Ayakta kalmak için sağlıklı olman lazım.
Kafatası hücrelerimin bariz çoğunluğunu alkolle ezdikten sonra aklıma hala bir şeylerin gelmesi lütuf gibi bir şeydi.
Yeryüzünün kaçta kaçının su kaçta kaçının kara olduğunu öğrenmeye çalışırken kahve molalarında sadece kendimi düşünüyordum.
Çağırmayın beni artık dışarıya.Katmayın hayatın işleyişine.
Bırakın beni;
Ameliyat masasında değilde uyuduğum yatağımda kalayım.
Hayat kaldığı yerden devam etsin.
Ne yazacağımı ne yapacağımı bilmiyorum.
Şarabın sarhoşluğu gece boyunca sürüyor ama gribal enfeksiyonun kafası gün boyunca geçmiyor.
Güneşe bakamadan kışlık kıyafetlerin içerisinde ter ter dökülürken resmen döküldüğümü söylüyordu ana haber bültenleri.
Sahaya çıkmak için ısınırken buharlaştığımdan bahsedip sonra bana sormadan sonra ki sayfaya geçiyorlardı.
Sayfaların rüzgarını yüzümüzde hissediyorduk.
Her sayfada kelime kelime mutlu olup durmadan esen rüzgardan dolayı mutsuzluğumuzu gökyüzüne iletiyorduk.
Balçığa saplanan bedenimizi yöneten kafa tasımız çatıdaki anten gibi kanalları çekmekte zorlanıyordu.
Kafa vücudu yönetiyordu.
Sinyalleri tam olarak algılayamamasında denge kendini yitiriyordu.
Yağmur bulutları güneşin önüne geldiğinde sinyaller kesiliyordu.
Güneş girmeyen eve doktor girer gibi ayakta durmakta zorlanıyorduk.
Yaşamak için mutlu olmak zorundaydık.
Yoksa kafamız bizi sonsuz mutsuzlukla tehdit ediyordu.
Senaryosu kendi tarafımızdan yazılmamış olan bir hikayenin içerisindeydik.
Baş rol kimde belli değildi.
Yardımcı roller kendini bilmeden etrafta gezinip karakter oyunculuğu adına destanlar yazıyorlardı.
Herkes kendini oynarken görünmez kameralar onları çekiyordu.
Bir çalının arkasından çıkıp sizi şakaladık diyecek gibiydi hayat ve umutlarımız yok denecek kadar azdı.

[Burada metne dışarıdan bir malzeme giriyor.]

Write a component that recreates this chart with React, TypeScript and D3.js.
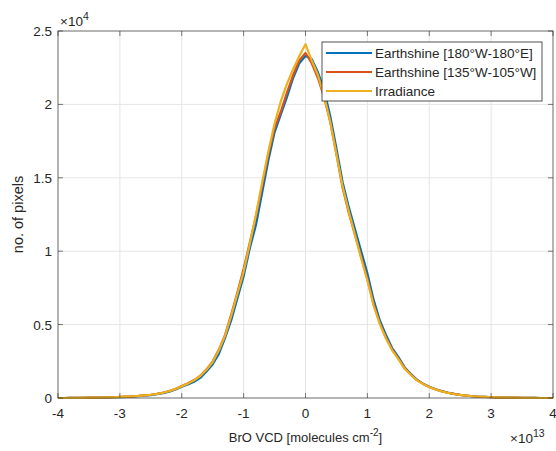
import React from 'react';
import * as d3 from 'd3';

// bin centres, BrO VCD in units of 1e13 molecules cm^-2
const vcdBins = [
  -4.0, -3.9, -3.8, -3.7, -3.6, -3.5, -3.4, -3.3, -3.2, -3.1,
  -3.0, -2.9, -2.8, -2.7, -2.6, -2.5, -2.4, -2.3, -2.2, -2.1,
  -2.0, -1.9, -1.8, -1.7, -1.6, -1.5, -1.4, -1.3, -1.2, -1.1,
  -1.0, -0.9, -0.8, -0.7, -0.6, -0.5, -0.4, -0.3, -0.2, -0.1,
  0.0, 0.1, 0.2, 0.3, 0.4, 0.5, 0.6, 0.7, 0.8, 0.9,
  1.0, 1.1, 1.2, 1.3, 1.4, 1.5, 1.6, 1.7, 1.8, 1.9,
  2.0, 2.1, 2.2, 2.3, 2.4, 2.5, 2.6, 2.7, 2.8, 2.9,
  3.0, 3.1, 3.2, 3.3, 3.4, 3.5, 3.6, 3.7, 3.8, 3.9, 4.0,
];

// pixel counts in units of 1e4
const earthshineGlobal = [
  0.000, 0.000, 0.001, 0.001, 0.001, 0.002, 0.002, 0.003, 0.004, 0.005,
  0.006, 0.008, 0.010, 0.013, 0.016, 0.020, 0.026, 0.033, 0.043, 0.058,
  0.077, 0.092, 0.110, 0.137, 0.180, 0.230, 0.300, 0.410, 0.530, 0.680,
  0.830, 1.020, 1.180, 1.400, 1.620, 1.810, 1.930, 2.050, 2.180, 2.280,
  2.330, 2.310, 2.220, 2.100, 1.920, 1.700, 1.470, 1.300, 1.150, 1.000,
  0.850, 0.670, 0.530, 0.430, 0.340, 0.280, 0.210, 0.165, 0.125, 0.098,
  0.077, 0.060, 0.047, 0.037, 0.028, 0.021, 0.016, 0.012, 0.009, 0.007,
  0.005, 0.004, 0.003, 0.002, 0.002, 0.001, 0.001, 0.001, 0.000, 0.000, 0.000,
];

const earthshinePacific = [
  0.000, 0.000, 0.001, 0.001, 0.001, 0.002, 0.002, 0.003, 0.004, 0.005,
  0.007, 0.009, 0.011, 0.014, 0.018, 0.022, 0.029, 0.037, 0.048, 0.063,
  0.082, 0.100, 0.122, 0.152, 0.195, 0.250, 0.330, 0.430, 0.570, 0.720,
  0.880, 1.060, 1.240, 1.450, 1.660, 1.840, 1.950, 2.080, 2.200, 2.300,
  2.350, 2.280, 2.180, 2.050, 1.880, 1.660, 1.430, 1.260, 1.110, 0.960,
  0.810, 0.640, 0.510, 0.410, 0.330, 0.270, 0.205, 0.160, 0.122, 0.096,
  0.075, 0.059, 0.046, 0.036, 0.028, 0.021, 0.016, 0.012, 0.009, 0.007,
  0.005, 0.004, 0.003, 0.002, 0.002, 0.001, 0.001, 0.001, 0.000, 0.000, 0.000,
];

const irradiance = [
  0.000, 0.000, 0.001, 0.001, 0.001, 0.002, 0.002, 0.003, 0.004, 0.005,
  0.007, 0.009, 0.011, 0.014, 0.018, 0.022, 0.028, 0.036, 0.047, 0.062,
  0.080, 0.098, 0.120, 0.150, 0.192, 0.245, 0.325, 0.425, 0.560, 0.710,
  0.860, 1.050, 1.250, 1.470, 1.680, 1.870, 2.020, 2.140, 2.240, 2.330,
  2.410, 2.300, 2.200, 2.060, 1.880, 1.660, 1.440, 1.270, 1.110, 0.950,
  0.800, 0.630, 0.505, 0.405, 0.325, 0.265, 0.200, 0.158, 0.120, 0.095,
  0.074, 0.058, 0.045, 0.035, 0.027, 0.021, 0.016, 0.012, 0.009, 0.007,
  0.005, 0.004, 0.003, 0.002, 0.002, 0.001, 0.001, 0.001, 0.000, 0.000, 0.000,
];

const seriesNames = ['Earthshine [180°W-180°E]', 'Earthshine [135°W-105°W]', 'Irradiance'];
const seriesColors = ['#0072BD', '#D95319', '#EDB120'];
const xTicks = [-4, -3, -2, -1, 0, 1, 2, 3, 4];
const yTicks = [0, 0.5, 1, 1.5, 2, 2.5];

const W = 556;
const H = 451;
const margin = { top: 31, right: 3, bottom: 53, left: 58 };
const font = 'Liberation Sans, Arial, Helvetica, sans-serif';

export default function App() {
  const x = d3.scaleLinear().domain([-4, 4]).range([margin.left, W - margin.right]);
  const y = d3.scaleLinear().domain([0, 2.5]).range([H - margin.bottom, margin.top]);
  const x0 = x.range()[0], x1 = x.range()[1];
  const y0 = y.range()[0], y1 = y.range()[1];

  const line = d3.line<number>()
    .x((_, i) => x(vcdBins[i]))
    .y(d => y(d));

  const allSeries = [earthshineGlobal, earthshinePacific, irradiance];
  const axisColor = '#262626';

  return (
    <>
      <style>{'body{margin:0;overflow:hidden}'}</style>
      <svg width={W} height={H} style={{ display: 'block', background: '#fff' }} fontFamily={font}>
        {/* grid */}
        {xTicks.map(t => (
          <line key={'gx' + t} x1={x(t)} x2={x(t)} y1={y0} y2={y1} stroke="#e5e5e5" strokeWidth={1} />
        ))}
        {yTicks.map(t => (
          <line key={'gy' + t} x1={x0} x2={x1} y1={y(t)} y2={y(t)} stroke="#e5e5e5" strokeWidth={1} />
        ))}

        {/* data */}
        {allSeries.map((s, i) => (
          <path key={'s' + i} d={line(s) || ''} fill="none" stroke={seriesColors[i]}
            strokeWidth={2.2} strokeLinejoin="round" />
        ))}

        {/* axes box */}
        <rect x={x0} y={y1} width={x1 - x0} height={y0 - y1} fill="none" stroke={axisColor}
          strokeOpacity={0.6} strokeWidth={1} />
        {xTicks.map(t => (
          <g key={'tx' + t}>
            <line x1={x(t)} x2={x(t)} y1={y0} y2={y0 - 5} stroke={axisColor} strokeOpacity={0.6} />
            <line x1={x(t)} x2={x(t)} y1={y1} y2={y1 + 5} stroke={axisColor} strokeOpacity={0.6} />
            <text x={x(t)} y={y0 + 20} textAnchor="middle" fontSize={13.5} fill={axisColor}>{t}</text>
          </g>
        ))}
        {yTicks.map(t => (
          <g key={'ty' + t}>
            <line x1={x0} x2={x0 + 5} y1={y(t)} y2={y(t)} stroke={axisColor} strokeOpacity={0.6} />
            <line x1={x1} x2={x1 - 5} y1={y(t)} y2={y(t)} stroke={axisColor} strokeOpacity={0.6} />
            <text x={x0 - 6} y={y(t) + 5} textAnchor="end" fontSize={13.5} fill={axisColor}>{t}</text>
          </g>
        ))}

        {/* exponents */}
        <text x={x0 + 2} y={y1 - 5} fontSize={13.5} fill={axisColor}>
          ×10<tspan dy={-6} fontSize={10.5}>4</tspan>
        </text>
        <text x={x1 - 43} y={y0 + 45} fontSize={13.5} fill={axisColor}>
          ×10<tspan dy={-6} fontSize={10.5}>13</tspan>
        </text>

        {/* axis labels */}
        <text x={(x0 + x1) / 2} y={y0 + 44} textAnchor="middle" fontSize={13} fill={axisColor}>
          BrO VCD [molecules cm<tspan dy={-6} fontSize={10}>-2</tspan><tspan dy={6}>]</tspan>
        </text>
        <text transform={`translate(23,${(y0 + y1) / 2}) rotate(-90)`} textAnchor="middle" fontSize={14.5} fill={axisColor}>
          no. of pixels
        </text>

        {/* legend */}
        <g transform="translate(322,42)">
          <rect x={0} y={0} width={220} height={59} fill="#fff" stroke={axisColor} strokeOpacity={0.8} />
          {seriesNames.map((n, i) => (
            <g key={'l' + i} transform={`translate(0,${11 + i * 19})`}>
              <line x1={4} x2={50} y1={0} y2={0} stroke={seriesColors[i]} strokeWidth={2.2} />
              <text x={53} y={5} fontSize={13.5} fill={axisColor}>{n}</text>
            </g>
          ))}
        </g>
      </svg>
    </>
  );
}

Umutları boğulsunlar diye derin kara sulara gömüp ayaklarına ağır hikayelerini bağlamışlardı.
Yüzeye çıkan nefes alma çabalarının guruldayan seslerinde hayatta kalmaya çalışıyorduk.
Filmin afişini görecek kadar ömrümüz yoktu.
Kelebekler kadar onurlu olmaya çalışırken bir ömür yaşamda
boğulanların gaz çıkışlarında hala sahnede kalmaya çalışıyorduk.
Üzerine bastıklarımız kendi kısa hayat hikayelerimizdi.
Yiyecek ekmek bulamadığımızda düşüncelerimizi pasta yapıp kendimizi mutlu zannediyorduk.
Paslanmak kader değil demirin kendinden umudunu kesmesi.
Sebebini bilmediğimiz rüzgarlar esiyor ve etki ediyordu yaşamı taklit eden kartondan oyunlara.
Karton yapılı oyuncaklarla kendimize yaşam alanları kurmaya çalışıyorduk.
Amaç kafamızın daha gelişmesiydi.
Oyun oynayan çocuk daha iyi gelişir ya
Birde hayal kurmak ve temiz hava iyi gelir.
Dışarıda bedava olan bir çok şey sırf elde olduğundan dolayı kıymetini bulmuyor.
Senin olanın kıymetsizliğinde sensiz rüzgarlara savrulup olduğun yerde durup üşüme belirtileri basiretsizlik değil senin hareket etme konusunda isteksiz davranman.
Paslanmak kader değil demirin kendinden umudunu kesmesi.
Yaşama umudu orada asılı duruyordu.
Bir çok kere onu daha yukarılara asıp,zıplayarak almıştın.
Sebepsiz rüzgarlar esiyordu.
Rüzgarların önünde etkilenerek toz bulutlarını soluyorduk.
Kartonlardan oyuncaklar yapıyorduk.
Burada yaşayacağımızı zannediyorduk.
Rüzgarlar ve yağmurlar talan ediyordu hayallerimizi.